| What is expected |
Set down exactly the first line of the entries and every line after it, through the line with "const toPoints = arr".

| Recorded information |
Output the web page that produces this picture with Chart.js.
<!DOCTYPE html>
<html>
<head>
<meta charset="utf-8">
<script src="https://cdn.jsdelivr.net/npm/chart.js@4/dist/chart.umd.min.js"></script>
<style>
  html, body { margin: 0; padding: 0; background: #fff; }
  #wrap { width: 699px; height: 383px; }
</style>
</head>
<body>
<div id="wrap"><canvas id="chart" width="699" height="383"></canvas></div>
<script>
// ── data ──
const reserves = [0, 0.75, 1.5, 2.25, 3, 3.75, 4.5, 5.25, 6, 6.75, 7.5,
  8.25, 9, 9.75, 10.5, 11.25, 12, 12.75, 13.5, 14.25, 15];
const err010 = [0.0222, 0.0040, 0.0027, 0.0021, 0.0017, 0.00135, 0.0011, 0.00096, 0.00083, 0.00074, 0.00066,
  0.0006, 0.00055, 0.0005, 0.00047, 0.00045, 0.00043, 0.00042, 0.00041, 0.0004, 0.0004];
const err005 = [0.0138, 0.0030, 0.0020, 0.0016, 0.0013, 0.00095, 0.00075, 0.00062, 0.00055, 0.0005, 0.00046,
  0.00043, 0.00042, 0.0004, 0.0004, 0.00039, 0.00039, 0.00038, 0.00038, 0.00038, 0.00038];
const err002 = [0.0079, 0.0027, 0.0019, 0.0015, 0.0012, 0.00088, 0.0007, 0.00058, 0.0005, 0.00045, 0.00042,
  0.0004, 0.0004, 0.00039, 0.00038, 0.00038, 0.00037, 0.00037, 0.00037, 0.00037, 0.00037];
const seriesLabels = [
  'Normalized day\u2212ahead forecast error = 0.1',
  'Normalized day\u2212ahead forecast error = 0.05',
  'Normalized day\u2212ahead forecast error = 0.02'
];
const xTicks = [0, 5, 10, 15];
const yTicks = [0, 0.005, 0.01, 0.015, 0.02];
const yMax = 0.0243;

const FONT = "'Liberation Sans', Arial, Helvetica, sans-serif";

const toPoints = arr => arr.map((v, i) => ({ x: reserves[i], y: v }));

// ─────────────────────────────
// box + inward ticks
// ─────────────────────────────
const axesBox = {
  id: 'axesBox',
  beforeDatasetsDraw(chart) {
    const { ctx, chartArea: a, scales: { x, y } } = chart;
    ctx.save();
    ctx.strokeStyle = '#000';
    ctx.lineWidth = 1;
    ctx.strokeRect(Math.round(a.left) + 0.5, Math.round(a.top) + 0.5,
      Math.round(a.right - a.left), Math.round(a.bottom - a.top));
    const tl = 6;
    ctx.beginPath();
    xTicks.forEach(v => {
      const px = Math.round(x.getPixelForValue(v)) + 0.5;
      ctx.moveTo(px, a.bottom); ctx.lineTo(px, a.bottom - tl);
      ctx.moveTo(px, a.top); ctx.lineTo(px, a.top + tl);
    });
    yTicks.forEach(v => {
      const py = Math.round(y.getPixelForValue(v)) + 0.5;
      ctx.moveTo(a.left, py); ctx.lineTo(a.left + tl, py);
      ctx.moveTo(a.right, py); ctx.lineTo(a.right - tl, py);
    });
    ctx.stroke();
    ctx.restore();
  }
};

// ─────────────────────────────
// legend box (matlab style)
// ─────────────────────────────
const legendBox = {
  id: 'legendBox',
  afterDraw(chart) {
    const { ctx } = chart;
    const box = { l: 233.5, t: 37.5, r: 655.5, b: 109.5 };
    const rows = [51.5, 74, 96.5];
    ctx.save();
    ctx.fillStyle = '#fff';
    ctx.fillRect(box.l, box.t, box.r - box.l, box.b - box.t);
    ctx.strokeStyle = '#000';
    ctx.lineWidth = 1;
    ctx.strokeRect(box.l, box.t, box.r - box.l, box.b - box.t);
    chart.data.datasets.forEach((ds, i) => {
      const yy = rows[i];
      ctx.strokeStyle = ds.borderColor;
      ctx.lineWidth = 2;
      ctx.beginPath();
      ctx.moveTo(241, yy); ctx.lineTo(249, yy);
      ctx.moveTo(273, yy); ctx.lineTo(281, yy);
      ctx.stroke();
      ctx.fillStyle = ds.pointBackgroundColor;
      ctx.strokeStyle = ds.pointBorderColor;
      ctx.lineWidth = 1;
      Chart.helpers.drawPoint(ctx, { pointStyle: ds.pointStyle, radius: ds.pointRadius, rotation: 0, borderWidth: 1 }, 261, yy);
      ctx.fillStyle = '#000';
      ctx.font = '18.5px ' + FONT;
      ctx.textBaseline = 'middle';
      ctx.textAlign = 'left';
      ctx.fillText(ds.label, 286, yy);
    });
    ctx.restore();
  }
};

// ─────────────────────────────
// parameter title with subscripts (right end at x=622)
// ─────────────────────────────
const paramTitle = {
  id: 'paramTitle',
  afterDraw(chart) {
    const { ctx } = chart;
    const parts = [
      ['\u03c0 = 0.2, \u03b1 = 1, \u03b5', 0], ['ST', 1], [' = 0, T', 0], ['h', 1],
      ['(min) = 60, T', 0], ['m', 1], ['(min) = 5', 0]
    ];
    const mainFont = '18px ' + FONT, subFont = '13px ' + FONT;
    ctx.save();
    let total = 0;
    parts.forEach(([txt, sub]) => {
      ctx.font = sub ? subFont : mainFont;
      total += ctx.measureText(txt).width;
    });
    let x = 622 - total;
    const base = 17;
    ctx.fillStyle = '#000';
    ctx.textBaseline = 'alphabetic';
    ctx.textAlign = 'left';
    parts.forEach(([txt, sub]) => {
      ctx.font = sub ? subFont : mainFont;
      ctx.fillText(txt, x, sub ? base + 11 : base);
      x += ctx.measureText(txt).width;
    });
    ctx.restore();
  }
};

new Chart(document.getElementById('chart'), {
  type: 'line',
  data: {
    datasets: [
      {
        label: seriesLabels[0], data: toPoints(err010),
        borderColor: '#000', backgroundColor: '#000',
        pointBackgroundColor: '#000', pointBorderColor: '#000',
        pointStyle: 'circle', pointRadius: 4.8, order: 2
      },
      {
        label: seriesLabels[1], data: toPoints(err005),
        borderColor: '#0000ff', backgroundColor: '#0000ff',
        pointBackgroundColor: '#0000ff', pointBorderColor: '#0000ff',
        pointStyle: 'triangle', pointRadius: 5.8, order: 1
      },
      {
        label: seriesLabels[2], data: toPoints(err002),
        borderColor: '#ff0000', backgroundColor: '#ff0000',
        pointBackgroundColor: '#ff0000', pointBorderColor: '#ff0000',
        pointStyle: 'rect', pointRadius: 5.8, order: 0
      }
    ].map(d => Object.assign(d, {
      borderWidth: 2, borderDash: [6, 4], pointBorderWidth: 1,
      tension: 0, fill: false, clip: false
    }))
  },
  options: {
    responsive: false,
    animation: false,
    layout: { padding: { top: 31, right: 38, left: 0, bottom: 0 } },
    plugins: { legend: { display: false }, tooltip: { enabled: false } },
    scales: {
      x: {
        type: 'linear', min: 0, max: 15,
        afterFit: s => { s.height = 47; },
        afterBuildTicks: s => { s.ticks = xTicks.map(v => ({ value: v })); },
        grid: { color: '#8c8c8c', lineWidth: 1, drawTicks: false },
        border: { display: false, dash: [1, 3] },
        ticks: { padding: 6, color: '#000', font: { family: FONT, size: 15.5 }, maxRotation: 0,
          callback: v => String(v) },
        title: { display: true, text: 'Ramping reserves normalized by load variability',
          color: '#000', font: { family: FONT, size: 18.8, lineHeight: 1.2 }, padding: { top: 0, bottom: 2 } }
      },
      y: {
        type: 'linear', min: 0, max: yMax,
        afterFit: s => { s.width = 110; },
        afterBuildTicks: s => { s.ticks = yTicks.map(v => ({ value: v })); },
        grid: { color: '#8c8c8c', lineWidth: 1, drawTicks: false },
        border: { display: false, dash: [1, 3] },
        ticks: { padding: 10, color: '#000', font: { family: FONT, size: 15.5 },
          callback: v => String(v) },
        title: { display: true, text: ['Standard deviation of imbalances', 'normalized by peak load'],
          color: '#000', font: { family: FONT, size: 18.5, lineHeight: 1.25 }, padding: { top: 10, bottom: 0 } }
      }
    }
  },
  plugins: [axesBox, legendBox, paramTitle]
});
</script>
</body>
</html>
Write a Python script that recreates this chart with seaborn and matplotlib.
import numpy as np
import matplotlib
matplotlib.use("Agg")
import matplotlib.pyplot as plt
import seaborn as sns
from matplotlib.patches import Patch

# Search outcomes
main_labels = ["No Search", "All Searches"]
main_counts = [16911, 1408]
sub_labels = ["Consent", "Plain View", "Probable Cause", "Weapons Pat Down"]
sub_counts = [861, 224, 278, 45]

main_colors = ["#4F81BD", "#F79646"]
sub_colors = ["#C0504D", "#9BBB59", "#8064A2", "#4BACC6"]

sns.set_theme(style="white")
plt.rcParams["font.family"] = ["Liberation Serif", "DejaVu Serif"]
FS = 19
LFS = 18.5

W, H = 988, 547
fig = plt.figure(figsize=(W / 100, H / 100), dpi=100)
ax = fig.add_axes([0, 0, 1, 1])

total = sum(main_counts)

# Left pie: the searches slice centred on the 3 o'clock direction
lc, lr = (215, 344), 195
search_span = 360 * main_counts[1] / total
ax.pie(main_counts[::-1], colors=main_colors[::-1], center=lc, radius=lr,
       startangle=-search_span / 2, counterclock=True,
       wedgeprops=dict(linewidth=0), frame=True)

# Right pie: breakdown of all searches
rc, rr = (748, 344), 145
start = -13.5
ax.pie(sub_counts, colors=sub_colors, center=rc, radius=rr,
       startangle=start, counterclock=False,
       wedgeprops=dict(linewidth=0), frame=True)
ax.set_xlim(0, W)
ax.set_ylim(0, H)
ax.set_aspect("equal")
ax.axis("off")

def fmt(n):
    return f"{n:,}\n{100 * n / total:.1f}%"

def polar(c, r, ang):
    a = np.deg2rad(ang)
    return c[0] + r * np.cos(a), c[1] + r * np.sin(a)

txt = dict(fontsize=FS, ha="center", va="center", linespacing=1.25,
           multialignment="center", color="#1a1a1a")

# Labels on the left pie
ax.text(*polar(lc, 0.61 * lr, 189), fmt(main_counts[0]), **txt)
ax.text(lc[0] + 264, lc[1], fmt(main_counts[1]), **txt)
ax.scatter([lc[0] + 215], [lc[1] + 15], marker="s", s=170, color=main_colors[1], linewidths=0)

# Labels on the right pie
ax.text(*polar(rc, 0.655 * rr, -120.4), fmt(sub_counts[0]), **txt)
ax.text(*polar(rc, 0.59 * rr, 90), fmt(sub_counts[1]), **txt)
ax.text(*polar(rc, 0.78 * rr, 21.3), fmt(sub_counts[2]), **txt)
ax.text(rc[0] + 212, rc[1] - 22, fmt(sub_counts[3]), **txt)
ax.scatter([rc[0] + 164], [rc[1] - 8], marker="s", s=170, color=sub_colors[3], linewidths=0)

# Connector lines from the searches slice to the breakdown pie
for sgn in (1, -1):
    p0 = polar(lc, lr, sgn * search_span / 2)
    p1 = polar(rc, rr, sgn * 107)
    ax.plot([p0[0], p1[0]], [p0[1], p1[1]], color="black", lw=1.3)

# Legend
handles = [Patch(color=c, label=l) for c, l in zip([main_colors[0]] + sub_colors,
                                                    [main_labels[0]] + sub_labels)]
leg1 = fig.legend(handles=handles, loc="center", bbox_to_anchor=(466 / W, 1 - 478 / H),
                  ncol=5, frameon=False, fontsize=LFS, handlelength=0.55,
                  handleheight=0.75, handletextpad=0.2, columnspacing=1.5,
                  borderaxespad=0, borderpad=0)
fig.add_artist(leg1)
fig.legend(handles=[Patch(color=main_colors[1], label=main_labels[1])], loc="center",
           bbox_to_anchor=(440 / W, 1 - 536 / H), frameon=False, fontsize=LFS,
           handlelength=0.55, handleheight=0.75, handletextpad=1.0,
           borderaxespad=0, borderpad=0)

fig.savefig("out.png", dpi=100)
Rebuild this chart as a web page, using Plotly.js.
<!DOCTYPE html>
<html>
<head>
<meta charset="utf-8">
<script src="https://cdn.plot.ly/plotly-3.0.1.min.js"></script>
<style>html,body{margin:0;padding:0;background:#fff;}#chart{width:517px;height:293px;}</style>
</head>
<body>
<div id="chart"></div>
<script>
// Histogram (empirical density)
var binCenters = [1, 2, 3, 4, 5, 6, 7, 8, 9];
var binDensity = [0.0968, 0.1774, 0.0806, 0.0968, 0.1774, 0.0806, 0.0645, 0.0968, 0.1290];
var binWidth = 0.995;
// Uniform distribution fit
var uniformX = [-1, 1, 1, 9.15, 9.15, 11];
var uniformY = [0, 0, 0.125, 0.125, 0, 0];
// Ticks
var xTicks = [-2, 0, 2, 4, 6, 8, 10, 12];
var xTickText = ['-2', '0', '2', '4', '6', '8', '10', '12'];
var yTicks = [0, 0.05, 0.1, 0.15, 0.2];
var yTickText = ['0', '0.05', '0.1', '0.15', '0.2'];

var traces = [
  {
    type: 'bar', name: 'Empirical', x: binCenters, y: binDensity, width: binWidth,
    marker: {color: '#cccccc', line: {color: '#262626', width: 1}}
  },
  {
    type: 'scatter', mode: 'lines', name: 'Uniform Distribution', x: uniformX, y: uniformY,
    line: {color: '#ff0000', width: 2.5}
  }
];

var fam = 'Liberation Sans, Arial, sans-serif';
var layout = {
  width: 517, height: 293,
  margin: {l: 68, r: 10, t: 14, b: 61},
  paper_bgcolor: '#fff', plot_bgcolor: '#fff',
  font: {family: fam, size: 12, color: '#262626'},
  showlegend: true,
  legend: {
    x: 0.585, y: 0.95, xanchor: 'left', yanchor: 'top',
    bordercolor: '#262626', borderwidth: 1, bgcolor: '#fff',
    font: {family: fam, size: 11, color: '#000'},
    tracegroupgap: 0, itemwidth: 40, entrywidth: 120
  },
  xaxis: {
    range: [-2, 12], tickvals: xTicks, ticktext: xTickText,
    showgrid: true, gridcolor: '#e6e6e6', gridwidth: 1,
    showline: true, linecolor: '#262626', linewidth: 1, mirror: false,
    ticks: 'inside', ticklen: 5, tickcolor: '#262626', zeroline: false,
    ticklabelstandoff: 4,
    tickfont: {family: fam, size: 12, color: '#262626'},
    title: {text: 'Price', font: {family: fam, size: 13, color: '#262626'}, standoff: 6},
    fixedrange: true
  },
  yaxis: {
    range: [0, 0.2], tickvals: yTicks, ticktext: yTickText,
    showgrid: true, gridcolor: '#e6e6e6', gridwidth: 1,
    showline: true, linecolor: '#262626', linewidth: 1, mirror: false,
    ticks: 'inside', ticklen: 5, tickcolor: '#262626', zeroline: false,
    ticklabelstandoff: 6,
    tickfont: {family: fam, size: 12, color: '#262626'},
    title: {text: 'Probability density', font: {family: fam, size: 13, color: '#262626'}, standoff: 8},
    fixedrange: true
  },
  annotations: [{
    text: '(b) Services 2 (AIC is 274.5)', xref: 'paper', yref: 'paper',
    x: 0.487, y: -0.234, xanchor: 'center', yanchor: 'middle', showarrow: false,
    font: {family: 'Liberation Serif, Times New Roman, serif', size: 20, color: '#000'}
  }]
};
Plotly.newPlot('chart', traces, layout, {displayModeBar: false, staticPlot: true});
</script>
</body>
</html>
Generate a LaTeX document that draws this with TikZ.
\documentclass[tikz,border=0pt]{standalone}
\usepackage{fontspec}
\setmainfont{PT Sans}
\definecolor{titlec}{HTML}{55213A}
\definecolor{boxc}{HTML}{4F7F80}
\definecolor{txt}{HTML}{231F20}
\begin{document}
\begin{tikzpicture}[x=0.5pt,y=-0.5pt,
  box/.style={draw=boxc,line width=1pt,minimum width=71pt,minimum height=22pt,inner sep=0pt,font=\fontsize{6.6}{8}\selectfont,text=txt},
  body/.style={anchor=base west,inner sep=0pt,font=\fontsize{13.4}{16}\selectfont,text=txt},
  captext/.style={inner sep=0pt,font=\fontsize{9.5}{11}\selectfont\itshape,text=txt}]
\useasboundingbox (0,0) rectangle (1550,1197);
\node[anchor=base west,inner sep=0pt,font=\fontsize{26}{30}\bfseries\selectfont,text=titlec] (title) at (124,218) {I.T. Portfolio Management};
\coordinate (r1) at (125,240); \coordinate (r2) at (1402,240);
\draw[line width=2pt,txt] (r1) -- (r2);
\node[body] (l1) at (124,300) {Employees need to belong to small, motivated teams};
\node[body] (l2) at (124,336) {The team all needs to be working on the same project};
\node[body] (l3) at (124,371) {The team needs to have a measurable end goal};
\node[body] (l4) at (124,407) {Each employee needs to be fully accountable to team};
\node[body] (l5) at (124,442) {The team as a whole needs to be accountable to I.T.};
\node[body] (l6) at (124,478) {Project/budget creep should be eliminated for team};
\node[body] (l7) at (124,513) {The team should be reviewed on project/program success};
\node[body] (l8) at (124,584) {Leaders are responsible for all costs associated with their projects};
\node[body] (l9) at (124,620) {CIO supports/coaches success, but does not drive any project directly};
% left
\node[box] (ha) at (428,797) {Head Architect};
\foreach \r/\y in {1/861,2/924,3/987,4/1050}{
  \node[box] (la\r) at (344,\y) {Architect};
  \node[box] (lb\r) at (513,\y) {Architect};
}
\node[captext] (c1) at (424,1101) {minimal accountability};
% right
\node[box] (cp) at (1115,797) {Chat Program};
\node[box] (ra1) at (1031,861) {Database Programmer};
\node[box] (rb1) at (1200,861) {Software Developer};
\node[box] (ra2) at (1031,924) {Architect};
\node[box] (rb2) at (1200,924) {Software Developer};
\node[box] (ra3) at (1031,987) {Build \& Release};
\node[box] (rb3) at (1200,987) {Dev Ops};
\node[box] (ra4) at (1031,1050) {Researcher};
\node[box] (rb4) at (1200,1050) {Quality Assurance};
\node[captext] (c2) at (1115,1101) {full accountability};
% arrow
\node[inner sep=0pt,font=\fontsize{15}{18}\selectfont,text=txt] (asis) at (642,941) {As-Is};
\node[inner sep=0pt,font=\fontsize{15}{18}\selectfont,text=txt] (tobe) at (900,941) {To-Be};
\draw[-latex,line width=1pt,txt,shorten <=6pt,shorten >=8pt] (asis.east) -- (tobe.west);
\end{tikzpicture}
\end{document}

| The answer |
Output the web page that produces this picture with Chart.js.
<!DOCTYPE html>
<html>
<head>
<meta charset="utf-8">
<script src="https://cdn.jsdelivr.net/npm/chart.js@4/dist/chart.umd.min.js"></script>
<style>
  html, body { margin: 0; padding: 0; background: #fff; }
  #wrap { width: 699px; height: 383px; }
</style>
</head>
<body>
<div id="wrap"><canvas id="chart" width="699" height="383"></canvas></div>
<script>
// ── data ──
const reserves = [0, 0.75, 1.5, 2.25, 3, 3.75, 4.5, 5.25, 6, 6.75, 7.5,
  8.25, 9, 9.75, 10.5, 11.25, 12, 12.75, 13.5, 14.25, 15];
const err010 = [0.0222, 0.0040, 0.0027, 0.0021, 0.0017, 0.00135, 0.0011, 0.00096, 0.00083, 0.00074, 0.00066,
  0.0006, 0.00055, 0.0005, 0.00047, 0.00045, 0.00043, 0.00042, 0.00041, 0.0004, 0.0004];
const err005 = [0.0138, 0.0030, 0.0020, 0.0016, 0.0013, 0.00095, 0.00075, 0.00062, 0.00055, 0.0005, 0.00046,
  0.00043, 0.00042, 0.0004, 0.0004, 0.00039, 0.00039, 0.00038, 0.00038, 0.00038, 0.00038];
const err002 = [0.0079, 0.0027, 0.0019, 0.0015, 0.0012, 0.00088, 0.0007, 0.00058, 0.0005, 0.00045, 0.00042,
  0.0004, 0.0004, 0.00039, 0.00038, 0.00038, 0.00037, 0.00037, 0.00037, 0.00037, 0.00037];
const seriesLabels = [
  'Normalized day\u2212ahead forecast error = 0.1',
  'Normalized day\u2212ahead forecast error = 0.05',
  'Normalized day\u2212ahead forecast error = 0.02'
];
const xTicks = [0, 5, 10, 15];
const yTicks = [0, 0.005, 0.01, 0.015, 0.02];
const yMax = 0.0243;

const FONT = "'Liberation Sans', Arial, Helvetica, sans-serif";

const toPoints = arr => arr.map((v, i) => ({ x: reserves[i], y: v }));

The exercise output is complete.